Direne direne
Descartes’ın ‘Düşünüyorum öyleyse varım’ ile ‘cehalet mutluluktur’ sözleri arasında gidip geliyor düşüncelerim.
Düşündükçe doğru bulunur mu? Aradıkça ulaşılır mı mutluluk denen uzak adaya?
Düşünmeyenler mi daha mutlu yoksa? Doğru mutluluktan çok maraz mı yaratır insana?
Okuduklarımız, dinlediklerimiz, her gün ayrı bir aşağılama şeklinde yağıyorsa üstümüze, şimdi sırası mıydı deyip konuyu kapatmak mı en doğrusu?
‘Biz kendi işimize bakalım, Kral çıplak demek kime ne fayda getirmiş bugüne dek’ diyerek demokrasi oyununa devam etmek mi?
Doğru söylüyorsun ama bunlar dile getirilmemeli diyen büyükleri dinlemeliyiz belki de. Bilmeli ve susmalıyız. Korkmalıyız savrulan tehditlerden, demokrasimiz yerle bir edilirken susmalı, yutkunmalıyız tek!
Düşünebiliriz, tükendiğimizi, aşağılandığımızı. Kendi ülkemizde başkalarının söz hakkı olmaması gerektiğine içten içe de inanabiliriz, sorun yok.
Dünyanın liderimiz olarak tanıdığı kişiye atılan bitmek bilmez çamuru sineye çekebiliriz, yokmuş gibi davranabiliriz, bile bile davasının, davamızın haklılığını, bile bile salt çamur olduğunu.
Daha mutlu olur muyuz o zaman? Daha huzurlu belki bir süreliğine, kısa bir süre. Gözlerimizi yumup gerçeğe ‘mış’ gibi yapabiliriz bir süre daha.
Kavga etmek mi daha sürdürülebilir, sineye çekmek mi yoksa?
Yarın bizim için geldiklerinde, ki görünen köy kılavuz istemez diye de bir söz söylenmiş, biliyoruz doğruluğunu, karşı çıkacak kimse kalmayacak. Yine mi sineye çekeceğiz?
Birlik, mücadele, dayanışma diye haykırırken meydanlarda, direne direne kazanacağımızı düşünüyordum. Yanılmış olabilir miyim? Sol yumruğumu cebime saklayıp ıslık çalmak zamanı mı zaman?
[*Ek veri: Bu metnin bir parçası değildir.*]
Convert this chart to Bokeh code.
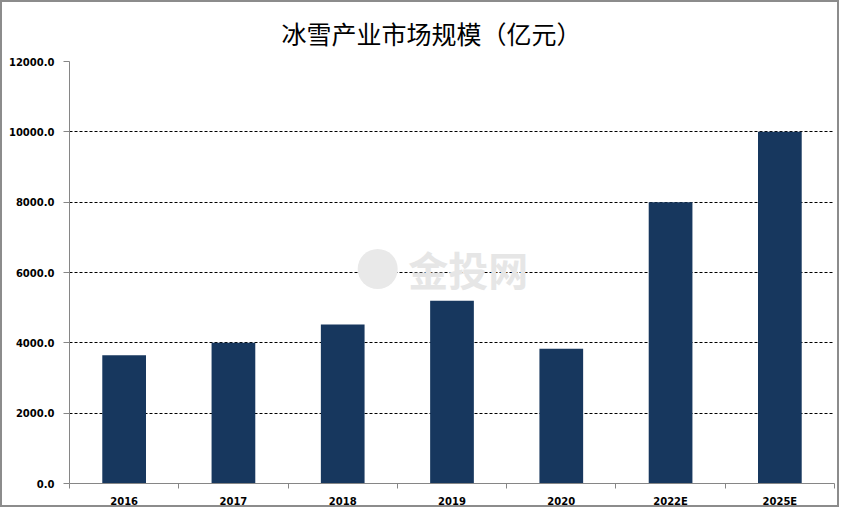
from bokeh.plotting import figure
from bokeh.models import ColumnDataSource, FixedTicker, NumeralTickFormatter, Range1d, Label
from bokeh.embed import file_html
from bokeh.resources import INLINE

categories = ["2016", "2017", "2018", "2019", "2020", "2022E", "2025E"]
values = [3650, 4000, 4520, 5200, 3830, 8000, 10000]
y_ticks = [0, 2000, 4000, 6000, 8000, 10000, 12000]

title = "冰雪产业市场规模（亿元）"
bar_color = "#17375E"

xs = [i + 0.5 for i in range(len(categories))]
src = ColumnDataSource(dict(x=xs, top=values, cat=categories))

W, H = 839, 507
p = figure(width=W, height=H, output_backend="svg", toolbar_location=None,
           x_range=Range1d(0, len(categories)), y_range=Range1d(0, 12000),
           min_border_left=67, min_border_right=7, min_border_top=57, min_border_bottom=21)
p.styles = {"border": "2px solid #8c8c8c"}
p.outline_line_color = None
p.background_fill_color = "white"
p.border_fill_color = "white"

p.title.text = title
p.title.align = "left"
p.title.offset = 212
p.title.text_font = "Noto Sans CJK SC"
p.title.text_font_size = "25px"
p.title.text_font_style = "normal"
p.title.text_color = "#000000"
p.title.standoff = 21

p.vbar(x="x", top="top", width=0.4, source=src, color=bar_color, line_color=None)

# watermark
p.scatter(x=[2.82], y=[6100], size=40, color="#e9e9e9", line_color=None, marker="circle")
p.add_layout(Label(x=3.1, y=6100, text="金投网", text_font="Noto Sans CJK SC",
                   text_font_size="40px", text_font_style="bold", text_color="#e6e6e6",
                   text_baseline="middle", text_align="left"))

# x axis
xa = p.xaxis[0]
xa.ticker = FixedTicker(ticks=xs, minor_ticks=list(range(len(categories) + 1)))
xa.major_label_overrides = {x: c for x, c in zip(xs, categories)}
xa.major_tick_line_color = None
xa.minor_tick_line_color = "#868686"
xa.minor_tick_out = 5
xa.minor_tick_in = 0
xa.axis_line_color = "#868686"
xa.major_label_text_font = "DejaVu Sans"
xa.major_label_text_font_style = "bold"
xa.major_label_text_font_size = "10px"
xa.major_label_text_color = "#000000"
xa.major_label_standoff = 6

ya = p.yaxis[0]
ya.ticker = FixedTicker(ticks=y_ticks, minor_ticks=[])
ya.formatter = NumeralTickFormatter(format="0.0")
ya.axis_line_color = "#868686"
ya.major_tick_line_color = "#868686"
ya.major_tick_out = 6
ya.major_tick_in = 0
ya.minor_tick_line_color = None
ya.major_label_text_font = "DejaVu Sans"
ya.major_label_text_font_style = "bold"
ya.major_label_text_font_size = "10px"
ya.major_label_text_color = "#000000"
ya.major_label_standoff = 9

p.xgrid.grid_line_color = None
p.ygrid.ticker = FixedTicker(ticks=y_ticks[1:])
p.ygrid.grid_line_color = "#000000"
p.ygrid.grid_line_dash = "3 2"
p.ygrid.grid_line_width = 1

open("out.html", "w").write(file_html(p, INLINE))
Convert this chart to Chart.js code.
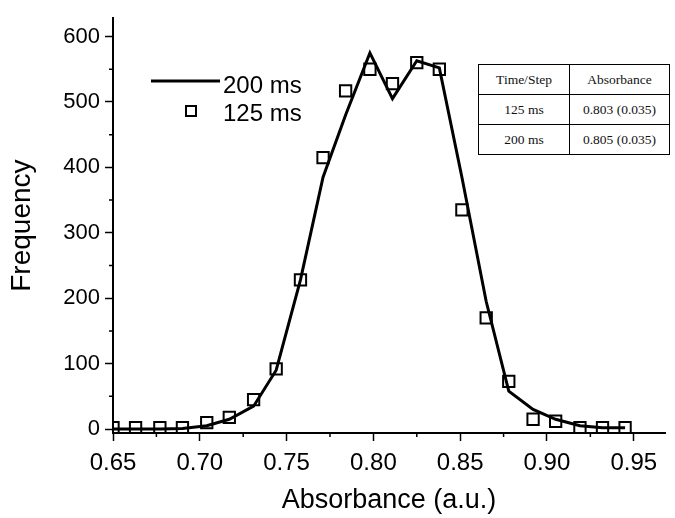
<!DOCTYPE html>
<html>
<head>
<meta charset="utf-8">
<script src="https://cdn.jsdelivr.net/npm/chart.js@4/dist/chart.umd.min.js"></script>
<style>
  html, body { margin: 0; padding: 0; background: #fff; }
  #wrap { position: relative; width: 675px; height: 518px; }
  table.info {
    position: absolute; left: 478px; top: 64px;
    border-collapse: collapse;
    font-family: "Liberation Serif", "Times New Roman", serif;
    font-size: 13.5px; color: #111; background: #fff;
  }
  table.info td { border: 1.5px solid #000; height: 29px; text-align: center; padding: 0; }
  table.info td.c1 { width: 90px; }
  table.info td.c2 { width: 99px; }
</style>
</head>
<body>
<div id="wrap">
  <canvas id="chart" width="675" height="518"></canvas>
  <table class="info">
    <tr><td class="c1">Time/Step</td><td class="c2">Absorbance</td></tr>
    <tr><td class="c1">125 ms</td><td class="c2">0.803 (0.035)</td></tr>
    <tr><td class="c1">200 ms</td><td class="c2">0.805 (0.035)</td></tr>
  </table>
</div>
<script>
// bin centres (a.u.)
const absorbance = [0.650, 0.663, 0.677, 0.690, 0.704, 0.717, 0.731, 0.744, 0.758, 0.771, 0.784, 0.798,
                    0.811, 0.825, 0.838, 0.851, 0.865, 0.878, 0.892, 0.905, 0.919, 0.932, 0.945]
const freq125 = [2, 2, 2, 2, 10, 18, 45, 92, 228, 415, 517, 550,
                 528, 560, 550, 335, 170, 73, 15, 12, 2, 2, 2]
const freq200 = [0, 0, 0, 1, 5, 15, 35, 90, 228, 385, 480, 575,
                 505, 563, 552, 385, 195, 58, 30, 15, 5, 2, 2]

const xTickLabels = ["0.65", "0.70", "0.75", "0.80", "0.85", "0.90", "0.95"]
const yTickLabels = ["0", "100", "200", "300", "400", "500", "600"]

const font = "Liberation Sans, Arial, Helvetica, sans-serif"

const toPoints = ys => absorbance.map((x, i) => ({ x, y: ys[i] }))

const isMajorX = v => Math.abs(v * 20 - Math.round(v * 20)) < 1e-6
const isMajorY = v => v % 100 === 0

// legend drawn inside the plot, top-left
const legendPlugin = {
  id: "plotLegend",
  afterDraw(chart) {
    const ctx = chart.ctx
    ctx.save()
    ctx.strokeStyle = "#000"
    ctx.fillStyle = "#000"
    ctx.lineWidth = 3
    ctx.beginPath()
    ctx.moveTo(151, 81)
    ctx.lineTo(220, 81)
    ctx.stroke()
    ctx.lineWidth = 2
    ctx.strokeRect(186, 106, 10, 10)
    ctx.font = `24px ${font}`
    ctx.textBaseline = "middle"
    ctx.fillText("200 ms", 223, 86)
    ctx.fillText("125 ms", 223, 114)
    ctx.restore()
  }
}

// short minor ticks between the labelled ones
const minorTicks = {
  id: "minorTicks",
  afterDraw(chart) {
    const ctx = chart.ctx
    const { x, y } = chart.scales
    ctx.save()
    ctx.strokeStyle = "#000"
    ctx.lineWidth = 1.5
    ctx.beginPath()
    x.ticks.forEach(t => {
      if (isMajorX(t.value)) return
      const px = x.getPixelForValue(t.value)
      ctx.moveTo(px, x.top)
      ctx.lineTo(px, x.top + 4)
    })
    y.ticks.forEach(t => {
      if (isMajorY(t.value)) return
      const py = y.getPixelForValue(t.value)
      ctx.moveTo(y.right, py)
      ctx.lineTo(y.right - 4, py)
    })
    ctx.stroke()
    ctx.restore()
  }
}

new Chart(document.getElementById("chart"), {
  type: "scatter",
  data: {
    datasets: [
      {
        label: "200 ms",
        data: toPoints(freq200),
        showLine: true,
        borderColor: "#000",
        borderWidth: 3,
        pointRadius: 0,
        tension: 0,
        order: 2
      },
      {
        label: "125 ms",
        data: toPoints(freq125),
        showLine: false,
        pointStyle: "rect",
        pointRadius: 8,
        pointBorderWidth: 2,
        pointBorderColor: "#000",
        pointBackgroundColor: "rgba(0,0,0,0)",
        order: 1
      }
    ]
  },
  options: {
    responsive: false,
    animation: false,
    layout: { padding: { top: 12, right: 6, left: 0, bottom: 0 } },
    plugins: {
      legend: { display: false },
      tooltip: { enabled: false }
    },
    scales: {
      x: {
        type: "linear",
        min: 0.65,
        max: 0.968,
        border: { color: "#000", width: 2 },
        grid: {
          drawOnChartArea: false,
          tickLength: 8,
          tickWidth: 1.5,
          tickColor: c => (c.tick && isMajorX(c.tick.value) ? "#000" : "rgba(0,0,0,0)")
        },
        ticks: {
          stepSize: 0.025,
          includeBounds: false,
          autoSkip: false,
          maxRotation: 0,
          color: "#000",
          font: { family: font, size: 24 },
          padding: 8,
          callback: v => {
            if (!isMajorX(v)) return ""
            const s = v.toFixed(2)
            return xTickLabels.includes(s) ? s : ""
          }
        },
        title: {
          display: true,
          text: "Absorbance (a.u.)",
          color: "#000",
          font: { family: font, size: 27 },
          padding: { top: 4, bottom: 1 }
        },
        afterFit: s => { s.height = 85 }
      },
      y: {
        type: "linear",
        min: -6,
        max: 628,
        border: { color: "#000", width: 2 },
        grid: {
          drawOnChartArea: false,
          tickLength: 8,
          tickWidth: 1.5,
          tickColor: c => (c.tick && isMajorY(c.tick.value) ? "#000" : "rgba(0,0,0,0)")
        },
        ticks: {
          stepSize: 50,
          includeBounds: false,
          autoSkip: false,
          color: "#000",
          font: { family: font, size: 22 },
          padding: 5,
          callback: v => {
            if (!isMajorY(v)) return ""
            const s = String(v)
            return yTickLabels.includes(s) ? s : ""
          }
        },
        title: {
          display: true,
          text: "Frequency",
          color: "#000",
          font: { family: font, size: 28 },
          padding: { top: 5, bottom: 4 }
        },
        afterFit: s => { s.width = 113 }
      }
    }
  },
  plugins: [legendPlugin, minorTicks]
})
</script>
</body>
</html>
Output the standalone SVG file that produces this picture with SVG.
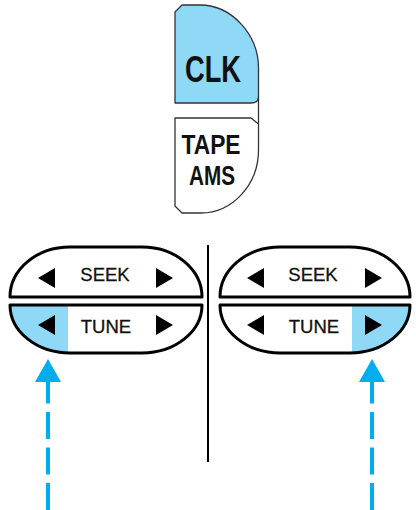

Düşün düşün bulur muyum doğruyu? Ben düşünürken saldırılar devam ediyor, yalanın bini bir para. Kızıyorum, Cumhurbaşkanıma, onun şahsında, benim kimliğime yapılan bu saldırılara çok kızıyorum. Bana dostunu söyle, sana kim olduğunu söyleyeyim diye tekrarlasam da sürekli kendi kendime, kızıyorum işte, hazmedemiyorum.
Yazdıklarıma yorumlar gelmeye başlıyor derken Türkiye’nin farklı illerinden. ‘Kan döktük vermeyiz, sen kimsin ki barış istiyorsun Kıbrıs’ta’ diye sorguluyor beni hayatında Kıbrıs’a adımını atmamış, belki haritada yerini bulmakta zorlanan kahraman Türk erkeği. Benim gibi hadsizlere Kıbrıs tarihi dersi vermeyi kendine görev edinmiş, eksik olmasın.
Yanımızda duran, ‘gölge etmeyelim başka ihsan istemiyorlar bizden’ diyebilen, bu cesareti gösteren tek tük Türkiyeli dostlara ve bu saldırıları dimdik göğüsleyip haklarıma, sesime, demokrasime sahip çıkan yerli dostlara selam olsun.
Yanılmadık biliyorum, direne direne kazanacağız. Doğru olan, haklı olan kazanacak ve bu kararı biz vereceğiz. Başkalarına tabii ki de verdirtmeyiz.